Saturday, June 6, 2009

Quote of the Day

“A company’s foremost responsibility is to do well. That may sound politically incorrect, but the reason is inexorable. Winning companies create jobs, pay taxes and strengthen the economy. Winning companies, in other words, enable social responsibility, not the other way around. And so, right now–as always–companies should be putting profitability first. It’s the necessity that makes every other necessity possible…every company must face reality. You have to make money first to give it away.”

–Jack and Suzy Welch, writing in BusinessWeek’s June 1st issue.

Thursday, June 4, 2009

A Season of Opportunity

In my industry, the past ten months or so have been mostly about fear and loathing. Most marketers are just trying to somehow make their way through the economic mess. Some are slicing and dicing their budgets, while others are merely nipping and tucking. But they’re all feeling the pain.

Despite this, I tend to agree with UCLA professor Richard Rumelt when he said, “A structural break is the very best time to be a strategist, for at the moment of change old sources of competitive advantage weaken and new sources appear.”

This time in history certainly qualifies as a “structural break.” And since very few companies are acting normally, there’s no such thing as “the norm” right now. Which spells big opportunity.

Take the banking industry. Most of us wouldn’t even think to go near it these days, except perhaps to withdraw cash to stuff under our mattresses. Yet Fortune’s Jon Birger offers an interesting take on the opportunity in the magazine’s May 25 issue:

“Launching a bank in this economy may sound insane, but star bank analyst Meredith Whitney has been saying since last year that the timing couldn’t be better. First, a new bank starts out with a nontoxic balance sheet. Second, its earnings are juiced by a steep yield curve that allows for a healthy spread between the interest the new bank is paying depositors and the rate it’s earning on its loans. And best of all, it is competing with established banks that don’t want to lend – they’re focused more on plugging leaks in their balance sheets than on making new loans.”

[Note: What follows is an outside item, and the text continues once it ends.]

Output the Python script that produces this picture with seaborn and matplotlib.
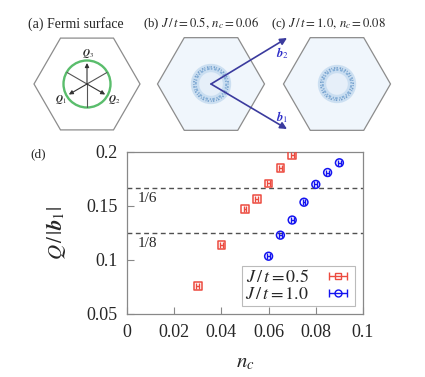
import numpy as np
import pandas as pd
import seaborn as sns
import matplotlib.pyplot as plt
from matplotlib.patches import Polygon, Circle

# data
nc_05 = [0.030, 0.040, 0.050, 0.055, 0.060, 0.065, 0.070]
q_05 = [0.076, 0.114, 0.1475, 0.1565, 0.171, 0.185, 0.197]
err_05 = [0.0007, 0.0007, 0.0006, 0.0007, 0.0007, 0.0006, 0.0007]

nc_10 = [0.060, 0.065, 0.070, 0.075, 0.080, 0.085, 0.090]
q_10 = [0.1035, 0.123, 0.137, 0.1535, 0.170, 0.181, 0.190]
err_10 = [0.0006, 0.0006, 0.0006, 0.0006, 0.0007, 0.0007, 0.0006]

series_labels = [r'$J\,/\,t = 0.5$', r'$J\,/\,t = 1.0$']
fractions = [1 / 6, 1 / 8]
fraction_labels = ['1/6', '1/8']
x_ticks = [0, 0.02, 0.04, 0.06, 0.08, 0.1]
x_ticklabels = ['0', '0.02', '0.04', '0.06', '0.08', '0.1']
y_ticks = [0.05, 0.1, 0.15, 0.2]
y_ticklabels = ['0.05', '0.1', '0.15', '0.2']

red = '#ec4a3f'
blue = '#1414f0'
navy = '#3b3b9e'

sns.set_theme(style='ticks')
plt.rcParams['font.family'] = ['Liberation Serif', 'DejaVu Serif']
plt.rcParams['mathtext.fontset'] = 'stix'

fig = plt.figure(figsize=(4.25, 3.77), dpi=100)

# ---- top schematic panels, drawn in pixel coordinates ----
ov = fig.add_axes([0, 0, 1, 1])
ov.set_xlim(0, 425)
ov.set_ylim(377, 0)
ov.axis('off')


def hexagon(cx, cy, r, fill):
    ang = np.deg2rad(np.arange(0, 360, 60))
    pts = np.column_stack([cx + r * np.cos(ang), cy + r * np.sin(ang)])
    ov.add_patch(Polygon(pts, closed=True, facecolor=fill, edgecolor='#8c8c8c', lw=0.9))


def ring(cx, cy, r):
    ov.add_patch(Circle((cx, cy), r, facecolor='#e6eff9', edgecolor='none'))
    ov.add_patch(Circle((cx, cy), r, fill=False, edgecolor='#c3daef', lw=6, alpha=0.8))
    ov.add_patch(Circle((cx, cy), r - 0.8, fill=False, edgecolor='#5a90c6', lw=1.4,
                        ls=(0, (0.7, 0.9, 1.3, 0.6)), alpha=0.6))
    ov.add_patch(Circle((cx, cy), r + 1.2, fill=False, edgecolor='#3a76b4', lw=1.2,
                        ls=(0, (0.5, 1.1, 0.9, 0.7)), alpha=0.6))


# (a) Fermi surface
hexagon(87, 84, 53, 'white')
ov.add_patch(Circle((87, 84), 23.5, fill=False, edgecolor='#5abd6c', lw=1.7))
for a in [90, 210, 330]:
    t = np.deg2rad(a)
    ov.plot([87 - 23 * np.cos(t), 87], [84 + 23 * np.sin(t), 84], color='#555555', lw=0.8)
    ov.annotate('', xy=(87 + 21 * np.cos(t), 84 - 21 * np.sin(t)), xytext=(87, 84),
                arrowprops=dict(arrowstyle='-|>', color='#333333', lw=0.8,
                                mutation_scale=6, shrinkA=0, shrinkB=0))
ov.text(88, 54, r'$\mathbfit{Q}_3$', fontsize=7, ha='center', va='center')
ov.text(61, 99, r'$\mathbfit{Q}_1$', fontsize=7, ha='center', va='center')
ov.text(114, 100, r'$\mathbfit{Q}_2$', fontsize=7, ha='center', va='center')
ov.text(76, 24, '(a) Fermi surface', fontsize=10, ha='center', va='center')

# (b) and (c) structure factors
hexagon(211, 84, 53.5, '#f0f6fc')
ring(211, 84, 16)
hexagon(337, 84, 53.5, '#f0f6fc')
ring(337, 84, 15)
ov.text(143, 24, r'(b) $J\,/\,t = 0.5,\, n_c = 0.06$', fontsize=9.2, ha='left', va='center')
ov.text(271, 24, r'(c) $J\,/\,t = 1.0,\, n_c = 0.08$', fontsize=9.2, ha='left', va='center')

for tip in [(287, 38), (287, 129)]:
    ov.annotate('', xy=tip, xytext=(211, 84),
                arrowprops=dict(arrowstyle='-|>', color=navy, lw=1.2,
                                mutation_scale=10, shrinkA=0, shrinkB=0))
ov.text(282, 53, r'$\mathbfit{b}_2$', fontsize=9, color='#2d2dc8', ha='center', va='center')
ov.text(282, 117, r'$\mathbfit{b}_1$', fontsize=9, color='#2d2dc8', ha='center', va='center')

# ---- (d) main plot ----
ax = fig.add_axes([127 / 425, 1 - 314 / 377, 236 / 425, 162 / 377])

for f, lab in zip(fractions, fraction_labels):
    ax.axhline(f, color='#505050', lw=1.0, ls=(0, (3.5, 2.5)), zorder=1)
    ax.text(0.0045, f - 0.0035, lab, fontsize=11, ha='left', va='top')

df05 = pd.DataFrame({'nc': nc_05, 'Q': q_05})
df10 = pd.DataFrame({'nc': nc_10, 'Q': q_10})
sns.scatterplot(data=df05, x='nc', y='Q', marker='s', s=30, color=red,
                facecolor='none', edgecolor=red, linewidth=1.1, ax=ax, zorder=3)
sns.scatterplot(data=df10, x='nc', y='Q', marker='o', s=32, color=blue,
                facecolor='none', edgecolor=blue, linewidth=1.1, ax=ax, zorder=3)
ax.errorbar(nc_05, q_05, xerr=err_05, fmt='none', ecolor=red, elinewidth=1, capsize=2.2, zorder=3)
ax.errorbar(nc_10, q_10, xerr=err_10, fmt='none', ecolor=blue, elinewidth=1, capsize=2.2, zorder=3)

# legend proxies
h1 = ax.errorbar([np.nan], [np.nan], xerr=[0.001], fmt='s', ms=5, mfc='none', mec=red,
                 color=red, elinewidth=1, capsize=3, label=series_labels[0])
h2 = ax.errorbar([np.nan], [np.nan], xerr=[0.001], fmt='o', ms=5, mfc='none', mec=blue,
                 color=blue, elinewidth=1, capsize=3, label=series_labels[1])
leg = ax.legend(handles=[h1, h2], loc='lower right', markerfirst=False, fontsize=13,
                frameon=True, fancybox=False, edgecolor='#bbbbbb', framealpha=1,
                handlelength=1.6, handletextpad=0.8, borderpad=0.15, labelspacing=0.0,
                borderaxespad=0.45)
leg.get_frame().set_linewidth(0.8)

ax.set_xlim(0, 0.1)
ax.set_ylim(0.05, 0.2)
ax.set_xticks(x_ticks)
ax.set_xticklabels(x_ticklabels)
ax.set_yticks(y_ticks)
ax.set_yticklabels(y_ticklabels)
ax.tick_params(direction='in', length=5, width=0.8, color='#888888', labelsize=13, pad=7)
for s in ax.spines.values():
    s.set_color('#888888')
    s.set_linewidth(0.9)
ax.set_xlabel(r'$n_c$', fontsize=15, labelpad=9)
ax.set_ylabel(r'$Q\,/\,|\mathbfit{b}_1|$', fontsize=15, labelpad=13)

fig.text(30 / 425, 1 - 154 / 377, '(d)', fontsize=9.5, ha='left', va='center')

fig.savefig('out.png', dpi=100)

Birger and Whitney make a good point. The lesson here is that no matter the sector, opportunity awaits. As crazy as things are out there, people still have needs that must be met, and with so many aspects of their lives up in the air they may be more open than ever to new options.

Think about it in terms of your industry. There may be opportunities for growth just beyond your normal field of vision that can be tapped with little more than imagination, a willingness to try something new and a little bit of courage. Find some time to set aside the pain and pressure of the moment to explore what the future might look like.

It may be coming more quickly than you think–and if you don’t bring it, someone else will.